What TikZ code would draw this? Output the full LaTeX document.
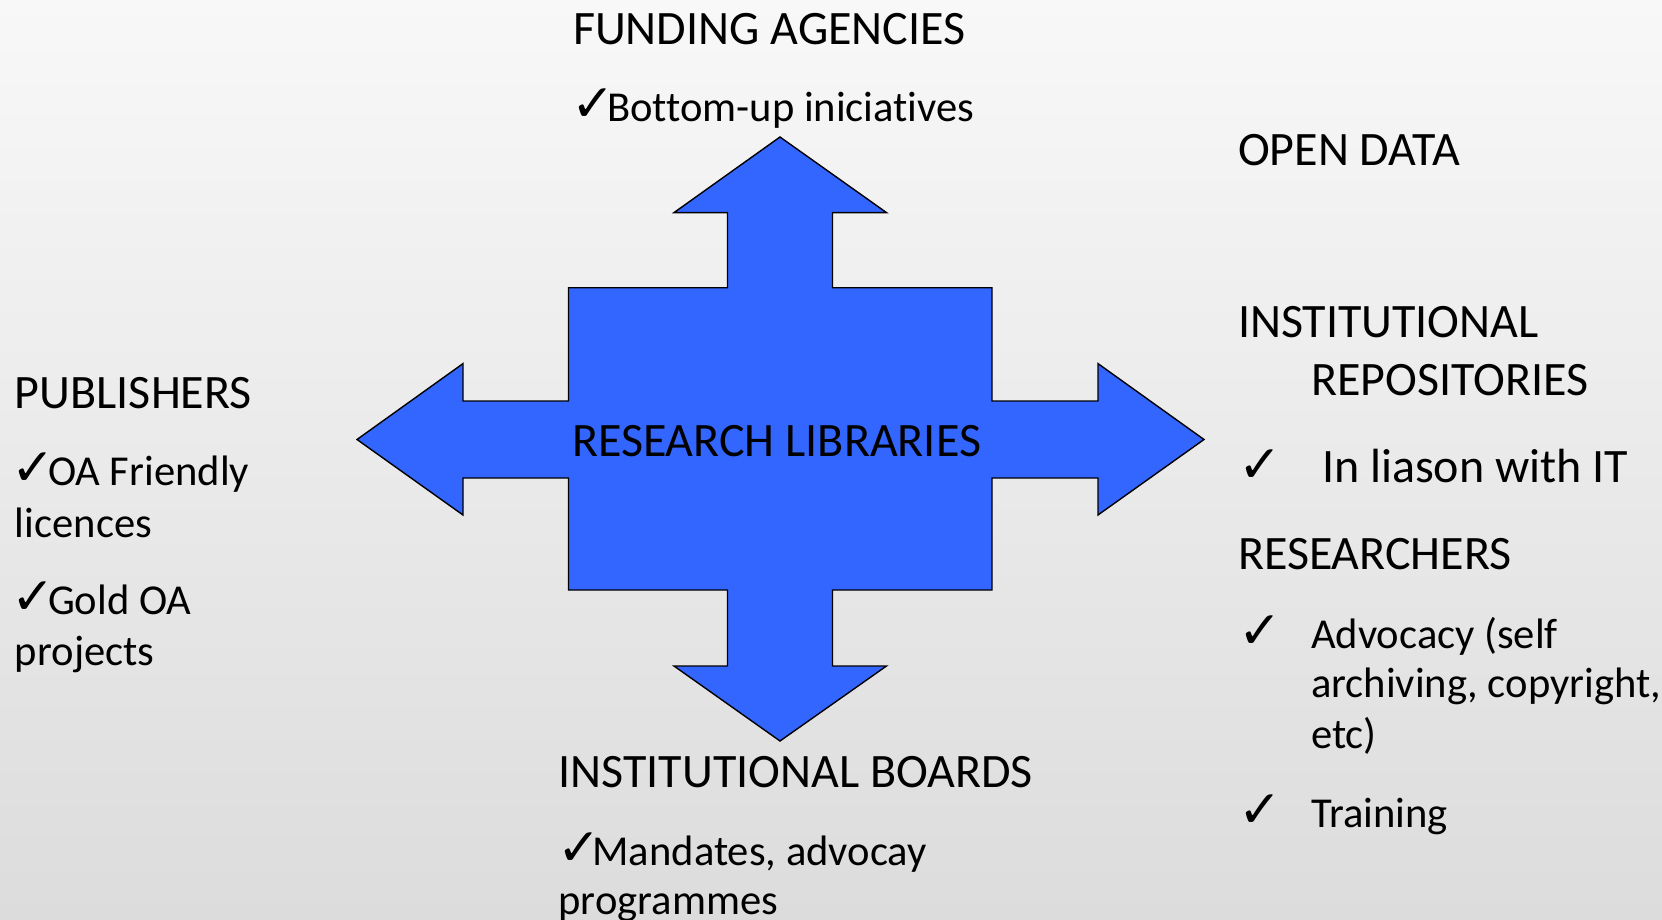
\documentclass[tikz,border=0pt]{standalone}
\usepackage{fontspec}
\setmainfont{Carlito}[Ligatures=NoCommon]
\newfontfamily\chkfont{DejaVu Sans}
\definecolor{shapeblue}{HTML}{3366FF}
\definecolor{bgtop}{HTML}{F8F8F8}
\definecolor{bgbot}{HTML}{DCDCDC}
\newcommand{\ckbox}[1]{\makebox[#1][l]{\chkfont\fontsize{26}{28}\selectfont ✓}}
\tikzset{
  txt/.style={anchor=base west, inner sep=0pt, outer sep=0pt, font=\fontsize{24}{26}\selectfont, text=black},
  item/.style={anchor=base west, inner sep=0pt, outer sep=0pt, font=\fontsize{21.3}{23}\selectfont, text=black},
  bigarrow/.style={fill=shapeblue, draw=black, line width=0.7pt, line join=miter}
}
\begin{document}
\begin{tikzpicture}[x=0.5pt,y=-0.5pt]
\useasboundingbox (0,0) rectangle (1662,920);
\shade[top color=bgtop, bottom color=bgbot] (0,0) rectangle (1662,920);
% central four-way arrow
\draw[bigarrow] (780,137) -- (886.5,212.6) -- (832.5,212.6) -- (832.5,287.7) -- (992,287.7) -- (992,401) -- (1098,401) -- (1098,363.6) -- (1204,439.5) -- (1098,515) -- (1098,478) -- (992,478) -- (992,590) -- (832.5,590) -- (832.5,666) -- (886.5,666) -- (780,741) -- (674,666) -- (727.5,666) -- (727.5,590) -- (568.5,590) -- (568.5,478) -- (463,478) -- (463,515) -- (357,439.5) -- (463,363.6) -- (463,401) -- (568.5,401) -- (568.5,287.7) -- (727.5,287.7) -- (727.5,212.6) -- (674,212.6) -- cycle;
\node[txt] (center) at (572,456) {RESEARCH LIBRARIES};
% top
\node[txt] (fund) at (573,44.5) {FUNDING AGENCIES};
\node[item] (fund1) at (571,122) {\ckbox{18pt}Bottom-up iniciatives};
% right
\node[txt] (open) at (1238,166) {OPEN DATA};
\node[txt] (inst1) at (1238,337) {INSTITUTIONAL};
\node[txt] (inst2) at (1311,395) {REPOSITORIES};
\node[txt] (inst3) at (1238,482) {\ckbox{42pt}In liason with IT};
\node[txt] (res) at (1238,569) {RESEARCHERS};
\node[item] (res1) at (1238,648) {\ckbox{36.5pt}Advocacy (self};
\node[item] (res2) at (1311,697.5) {archiving, copyright,};
\node[item] (res3) at (1311,748) {etc)};
\node[item] (res4) at (1238,827) {\ckbox{36.5pt}Training};
% left
\node[txt] (pub) at (15,408) {PUBLISHERS};
\node[item] (pub1) at (11,485.5) {\ckbox{18.5pt}OA Friendly};
\node[item] (pub2) at (15,537) {licences};
\node[item] (pub3) at (11,614) {\ckbox{18.5pt}Gold OA};
\node[item] (pub4) at (15,665) {projects};
% bottom
\node[txt] (board) at (558.6,787.6) {INSTITUTIONAL BOARDS};
\node[item] (board1) at (557,865) {\ckbox{17.75pt}Mandates, advocay};
\node[item] (board2) at (558.6,914) {programmes};
\end{tikzpicture}
\end{document}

# Instructions to follow
Give back every line exactly as it stands, pictures excluded.

# Answer to the problem
What TikZ code would draw this? Output the full LaTeX document.
\documentclass[tikz,border=0pt]{standalone}
\usepackage{fontspec}
\setmainfont{Carlito}[Ligatures=NoCommon]
\newfontfamily\chkfont{DejaVu Sans}
\definecolor{shapeblue}{HTML}{3366FF}
\definecolor{bgtop}{HTML}{F8F8F8}
\definecolor{bgbot}{HTML}{DCDCDC}
\newcommand{\ckbox}[1]{\makebox[#1][l]{\chkfont\fontsize{26}{28}\selectfont ✓}}
\tikzset{
  txt/.style={anchor=base west, inner sep=0pt, outer sep=0pt, font=\fontsize{24}{26}\selectfont, text=black},
  item/.style={anchor=base west, inner sep=0pt, outer sep=0pt, font=\fontsize{21.3}{23}\selectfont, text=black},
  bigarrow/.style={fill=shapeblue, draw=black, line width=0.7pt, line join=miter}
}
\begin{document}
\begin{tikzpicture}[x=0.5pt,y=-0.5pt]
\useasboundingbox (0,0) rectangle (1662,920);
\shade[top color=bgtop, bottom color=bgbot] (0,0) rectangle (1662,920);
% central four-way arrow
\draw[bigarrow] (780,137) -- (886.5,212.6) -- (832.5,212.6) -- (832.5,287.7) -- (992,287.7) -- (992,401) -- (1098,401) -- (1098,363.6) -- (1204,439.5) -- (1098,515) -- (1098,478) -- (992,478) -- (992,590) -- (832.5,590) -- (832.5,666) -- (886.5,666) -- (780,741) -- (674,666) -- (727.5,666) -- (727.5,590) -- (568.5,590) -- (568.5,478) -- (463,478) -- (463,515) -- (357,439.5) -- (463,363.6) -- (463,401) -- (568.5,401) -- (568.5,287.7) -- (727.5,287.7) -- (727.5,212.6) -- (674,212.6) -- cycle;
\node[txt] (center) at (572,456) {RESEARCH LIBRARIES};
% top
\node[txt] (fund) at (573,44.5) {FUNDING AGENCIES};
\node[item] (fund1) at (571,122) {\ckbox{18pt}Bottom-up iniciatives};
% right
\node[txt] (open) at (1238,166) {OPEN DATA};
\node[txt] (inst1) at (1238,337) {INSTITUTIONAL};
\node[txt] (inst2) at (1311,395) {REPOSITORIES};
\node[txt] (inst3) at (1238,482) {\ckbox{42pt}In liason with IT};
\node[txt] (res) at (1238,569) {RESEARCHERS};
\node[item] (res1) at (1238,648) {\ckbox{36.5pt}Advocacy (self};
\node[item] (res2) at (1311,697.5) {archiving, copyright,};
\node[item] (res3) at (1311,748) {etc)};
\node[item] (res4) at (1238,827) {\ckbox{36.5pt}Training};
% left
\node[txt] (pub) at (15,408) {PUBLISHERS};
\node[item] (pub1) at (11,485.5) {\ckbox{18.5pt}OA Friendly};
\node[item] (pub2) at (15,537) {licences};
\node[item] (pub3) at (11,614) {\ckbox{18.5pt}Gold OA};
\node[item] (pub4) at (15,665) {projects};
% bottom
\node[txt] (board) at (558.6,787.6) {INSTITUTIONAL BOARDS};
\node[item] (board1) at (557,865) {\ckbox{17.75pt}Mandates, advocay};
\node[item] (board2) at (558.6,914) {programmes};
\end{tikzpicture}
\end{document}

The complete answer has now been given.